Source data

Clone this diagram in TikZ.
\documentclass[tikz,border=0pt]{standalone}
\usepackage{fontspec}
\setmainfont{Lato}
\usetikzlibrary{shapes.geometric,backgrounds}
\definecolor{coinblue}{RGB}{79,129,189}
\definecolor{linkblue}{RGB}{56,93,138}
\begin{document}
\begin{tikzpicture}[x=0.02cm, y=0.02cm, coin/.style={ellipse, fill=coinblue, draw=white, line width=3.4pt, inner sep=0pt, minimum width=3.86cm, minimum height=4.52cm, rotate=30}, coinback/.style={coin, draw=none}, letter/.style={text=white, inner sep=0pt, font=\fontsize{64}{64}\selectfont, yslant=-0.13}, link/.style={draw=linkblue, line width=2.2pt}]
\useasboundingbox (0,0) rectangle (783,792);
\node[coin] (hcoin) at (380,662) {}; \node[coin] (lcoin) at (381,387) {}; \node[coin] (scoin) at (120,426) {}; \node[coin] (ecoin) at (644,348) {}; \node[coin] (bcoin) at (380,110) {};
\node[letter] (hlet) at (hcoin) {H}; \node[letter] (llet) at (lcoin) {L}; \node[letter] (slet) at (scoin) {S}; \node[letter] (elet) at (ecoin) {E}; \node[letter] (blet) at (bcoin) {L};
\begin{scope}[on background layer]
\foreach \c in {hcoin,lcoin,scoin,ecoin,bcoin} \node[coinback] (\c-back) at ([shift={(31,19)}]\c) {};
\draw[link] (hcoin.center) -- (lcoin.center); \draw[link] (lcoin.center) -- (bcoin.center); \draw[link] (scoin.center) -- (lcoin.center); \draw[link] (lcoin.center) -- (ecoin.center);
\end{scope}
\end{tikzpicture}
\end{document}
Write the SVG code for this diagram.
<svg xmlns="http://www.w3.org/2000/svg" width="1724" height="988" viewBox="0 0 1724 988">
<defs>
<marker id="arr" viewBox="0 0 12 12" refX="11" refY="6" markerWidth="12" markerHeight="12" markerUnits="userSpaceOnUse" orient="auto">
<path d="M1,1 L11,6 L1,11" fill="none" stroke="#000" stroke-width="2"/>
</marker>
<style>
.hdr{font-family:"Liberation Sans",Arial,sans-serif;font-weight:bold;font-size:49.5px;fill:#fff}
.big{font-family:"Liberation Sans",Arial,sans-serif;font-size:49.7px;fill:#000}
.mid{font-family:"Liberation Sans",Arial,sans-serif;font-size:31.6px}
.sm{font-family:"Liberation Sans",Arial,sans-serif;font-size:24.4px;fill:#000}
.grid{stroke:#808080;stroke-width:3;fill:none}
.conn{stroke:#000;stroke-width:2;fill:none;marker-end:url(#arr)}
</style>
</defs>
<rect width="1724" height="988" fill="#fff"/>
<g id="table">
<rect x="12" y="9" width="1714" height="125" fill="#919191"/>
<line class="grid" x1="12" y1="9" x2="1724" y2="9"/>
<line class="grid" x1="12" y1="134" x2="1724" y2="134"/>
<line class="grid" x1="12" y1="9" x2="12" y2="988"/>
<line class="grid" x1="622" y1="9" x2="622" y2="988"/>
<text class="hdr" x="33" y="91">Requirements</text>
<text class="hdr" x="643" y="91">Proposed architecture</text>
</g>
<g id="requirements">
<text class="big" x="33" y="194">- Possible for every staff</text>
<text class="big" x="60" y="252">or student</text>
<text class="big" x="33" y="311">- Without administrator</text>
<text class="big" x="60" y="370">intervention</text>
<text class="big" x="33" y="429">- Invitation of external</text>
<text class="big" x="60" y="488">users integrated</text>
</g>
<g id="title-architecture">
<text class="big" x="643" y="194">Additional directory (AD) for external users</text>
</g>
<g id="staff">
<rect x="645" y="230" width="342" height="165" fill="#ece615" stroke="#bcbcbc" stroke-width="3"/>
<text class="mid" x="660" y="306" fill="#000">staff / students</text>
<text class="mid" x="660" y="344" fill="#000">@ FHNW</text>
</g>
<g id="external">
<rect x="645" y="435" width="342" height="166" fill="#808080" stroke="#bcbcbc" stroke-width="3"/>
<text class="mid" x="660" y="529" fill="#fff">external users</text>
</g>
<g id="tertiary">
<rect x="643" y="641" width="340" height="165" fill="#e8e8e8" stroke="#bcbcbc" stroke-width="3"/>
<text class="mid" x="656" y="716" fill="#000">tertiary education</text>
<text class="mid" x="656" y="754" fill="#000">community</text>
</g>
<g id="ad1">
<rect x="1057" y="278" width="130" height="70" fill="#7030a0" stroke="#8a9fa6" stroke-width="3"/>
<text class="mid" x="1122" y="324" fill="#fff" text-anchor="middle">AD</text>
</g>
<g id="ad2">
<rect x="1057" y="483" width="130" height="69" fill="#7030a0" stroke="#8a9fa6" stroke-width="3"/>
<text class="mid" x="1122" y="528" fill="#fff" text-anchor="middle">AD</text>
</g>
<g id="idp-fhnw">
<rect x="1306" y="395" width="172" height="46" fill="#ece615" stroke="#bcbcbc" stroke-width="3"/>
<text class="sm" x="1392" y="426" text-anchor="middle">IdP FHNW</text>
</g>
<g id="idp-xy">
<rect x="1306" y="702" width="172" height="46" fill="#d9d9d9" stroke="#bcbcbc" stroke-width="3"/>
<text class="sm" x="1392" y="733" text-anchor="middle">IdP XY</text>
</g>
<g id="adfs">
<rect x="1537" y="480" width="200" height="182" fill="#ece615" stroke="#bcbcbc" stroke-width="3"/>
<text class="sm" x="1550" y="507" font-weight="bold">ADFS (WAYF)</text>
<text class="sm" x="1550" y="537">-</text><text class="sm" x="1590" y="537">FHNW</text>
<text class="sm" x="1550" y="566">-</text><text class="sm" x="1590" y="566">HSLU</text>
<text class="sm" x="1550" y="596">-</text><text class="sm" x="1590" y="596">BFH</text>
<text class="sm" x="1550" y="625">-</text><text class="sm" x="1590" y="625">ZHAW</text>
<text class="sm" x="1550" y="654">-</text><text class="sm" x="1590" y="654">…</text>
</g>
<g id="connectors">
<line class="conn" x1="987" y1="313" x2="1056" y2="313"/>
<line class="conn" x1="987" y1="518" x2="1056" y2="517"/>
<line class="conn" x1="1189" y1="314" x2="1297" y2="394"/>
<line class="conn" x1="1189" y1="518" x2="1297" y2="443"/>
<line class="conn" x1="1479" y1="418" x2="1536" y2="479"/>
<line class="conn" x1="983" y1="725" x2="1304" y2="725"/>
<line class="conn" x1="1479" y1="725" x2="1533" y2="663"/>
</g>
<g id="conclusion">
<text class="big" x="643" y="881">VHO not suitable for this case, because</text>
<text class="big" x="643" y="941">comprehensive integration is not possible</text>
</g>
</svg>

● Task requirements
Each line of the listing above should be output exactly.

● Solution to this problem
Clone this diagram in TikZ.
\documentclass[tikz,border=0pt]{standalone}
\usepackage{fontspec}
\setmainfont{Lato}
\usetikzlibrary{shapes.geometric,backgrounds}
\definecolor{coinblue}{RGB}{79,129,189}
\definecolor{linkblue}{RGB}{56,93,138}
\begin{document}
\begin{tikzpicture}[x=0.02cm, y=0.02cm, coin/.style={ellipse, fill=coinblue, draw=white, line width=3.4pt, inner sep=0pt, minimum width=3.86cm, minimum height=4.52cm, rotate=30}, coinback/.style={coin, draw=none}, letter/.style={text=white, inner sep=0pt, font=\fontsize{64}{64}\selectfont, yslant=-0.13}, link/.style={draw=linkblue, line width=2.2pt}]
\useasboundingbox (0,0) rectangle (783,792);
\node[coin] (hcoin) at (380,662) {}; \node[coin] (lcoin) at (381,387) {}; \node[coin] (scoin) at (120,426) {}; \node[coin] (ecoin) at (644,348) {}; \node[coin] (bcoin) at (380,110) {};
\node[letter] (hlet) at (hcoin) {H}; \node[letter] (llet) at (lcoin) {L}; \node[letter] (slet) at (scoin) {S}; \node[letter] (elet) at (ecoin) {E}; \node[letter] (blet) at (bcoin) {L};
\begin{scope}[on background layer]
\foreach \c in {hcoin,lcoin,scoin,ecoin,bcoin} \node[coinback] (\c-back) at ([shift={(31,19)}]\c) {};
\draw[link] (hcoin.center) -- (lcoin.center); \draw[link] (lcoin.center) -- (bcoin.center); \draw[link] (scoin.center) -- (lcoin.center); \draw[link] (lcoin.center) -- (ecoin.center);
\end{scope}
\end{tikzpicture}
\end{document}
Write the SVG code for this diagram.
<svg xmlns="http://www.w3.org/2000/svg" width="1724" height="988" viewBox="0 0 1724 988">
<defs>
<marker id="arr" viewBox="0 0 12 12" refX="11" refY="6" markerWidth="12" markerHeight="12" markerUnits="userSpaceOnUse" orient="auto">
<path d="M1,1 L11,6 L1,11" fill="none" stroke="#000" stroke-width="2"/>
</marker>
<style>
.hdr{font-family:"Liberation Sans",Arial,sans-serif;font-weight:bold;font-size:49.5px;fill:#fff}
.big{font-family:"Liberation Sans",Arial,sans-serif;font-size:49.7px;fill:#000}
.mid{font-family:"Liberation Sans",Arial,sans-serif;font-size:31.6px}
.sm{font-family:"Liberation Sans",Arial,sans-serif;font-size:24.4px;fill:#000}
.grid{stroke:#808080;stroke-width:3;fill:none}
.conn{stroke:#000;stroke-width:2;fill:none;marker-end:url(#arr)}
</style>
</defs>
<rect width="1724" height="988" fill="#fff"/>
<g id="table">
<rect x="12" y="9" width="1714" height="125" fill="#919191"/>
<line class="grid" x1="12" y1="9" x2="1724" y2="9"/>
<line class="grid" x1="12" y1="134" x2="1724" y2="134"/>
<line class="grid" x1="12" y1="9" x2="12" y2="988"/>
<line class="grid" x1="622" y1="9" x2="622" y2="988"/>
<text class="hdr" x="33" y="91">Requirements</text>
<text class="hdr" x="643" y="91">Proposed architecture</text>
</g>
<g id="requirements">
<text class="big" x="33" y="194">- Possible for every staff</text>
<text class="big" x="60" y="252">or student</text>
<text class="big" x="33" y="311">- Without administrator</text>
<text class="big" x="60" y="370">intervention</text>
<text class="big" x="33" y="429">- Invitation of external</text>
<text class="big" x="60" y="488">users integrated</text>
</g>
<g id="title-architecture">
<text class="big" x="643" y="194">Additional directory (AD) for external users</text>
</g>
<g id="staff">
<rect x="645" y="230" width="342" height="165" fill="#ece615" stroke="#bcbcbc" stroke-width="3"/>
<text class="mid" x="660" y="306" fill="#000">staff / students</text>
<text class="mid" x="660" y="344" fill="#000">@ FHNW</text>
</g>
<g id="external">
<rect x="645" y="435" width="342" height="166" fill="#808080" stroke="#bcbcbc" stroke-width="3"/>
<text class="mid" x="660" y="529" fill="#fff">external users</text>
</g>
<g id="tertiary">
<rect x="643" y="641" width="340" height="165" fill="#e8e8e8" stroke="#bcbcbc" stroke-width="3"/>
<text class="mid" x="656" y="716" fill="#000">tertiary education</text>
<text class="mid" x="656" y="754" fill="#000">community</text>
</g>
<g id="ad1">
<rect x="1057" y="278" width="130" height="70" fill="#7030a0" stroke="#8a9fa6" stroke-width="3"/>
<text class="mid" x="1122" y="324" fill="#fff" text-anchor="middle">AD</text>
</g>
<g id="ad2">
<rect x="1057" y="483" width="130" height="69" fill="#7030a0" stroke="#8a9fa6" stroke-width="3"/>
<text class="mid" x="1122" y="528" fill="#fff" text-anchor="middle">AD</text>
</g>
<g id="idp-fhnw">
<rect x="1306" y="395" width="172" height="46" fill="#ece615" stroke="#bcbcbc" stroke-width="3"/>
<text class="sm" x="1392" y="426" text-anchor="middle">IdP FHNW</text>
</g>
<g id="idp-xy">
<rect x="1306" y="702" width="172" height="46" fill="#d9d9d9" stroke="#bcbcbc" stroke-width="3"/>
<text class="sm" x="1392" y="733" text-anchor="middle">IdP XY</text>
</g>
<g id="adfs">
<rect x="1537" y="480" width="200" height="182" fill="#ece615" stroke="#bcbcbc" stroke-width="3"/>
<text class="sm" x="1550" y="507" font-weight="bold">ADFS (WAYF)</text>
<text class="sm" x="1550" y="537">-</text><text class="sm" x="1590" y="537">FHNW</text>
<text class="sm" x="1550" y="566">-</text><text class="sm" x="1590" y="566">HSLU</text>
<text class="sm" x="1550" y="596">-</text><text class="sm" x="1590" y="596">BFH</text>
<text class="sm" x="1550" y="625">-</text><text class="sm" x="1590" y="625">ZHAW</text>
<text class="sm" x="1550" y="654">-</text><text class="sm" x="1590" y="654">…</text>
</g>
<g id="connectors">
<line class="conn" x1="987" y1="313" x2="1056" y2="313"/>
<line class="conn" x1="987" y1="518" x2="1056" y2="517"/>
<line class="conn" x1="1189" y1="314" x2="1297" y2="394"/>
<line class="conn" x1="1189" y1="518" x2="1297" y2="443"/>
<line class="conn" x1="1479" y1="418" x2="1536" y2="479"/>
<line class="conn" x1="983" y1="725" x2="1304" y2="725"/>
<line class="conn" x1="1479" y1="725" x2="1533" y2="663"/>
</g>
<g id="conclusion">
<text class="big" x="643" y="881">VHO not suitable for this case, because</text>
<text class="big" x="643" y="941">comprehensive integration is not possible</text>
</g>
</svg>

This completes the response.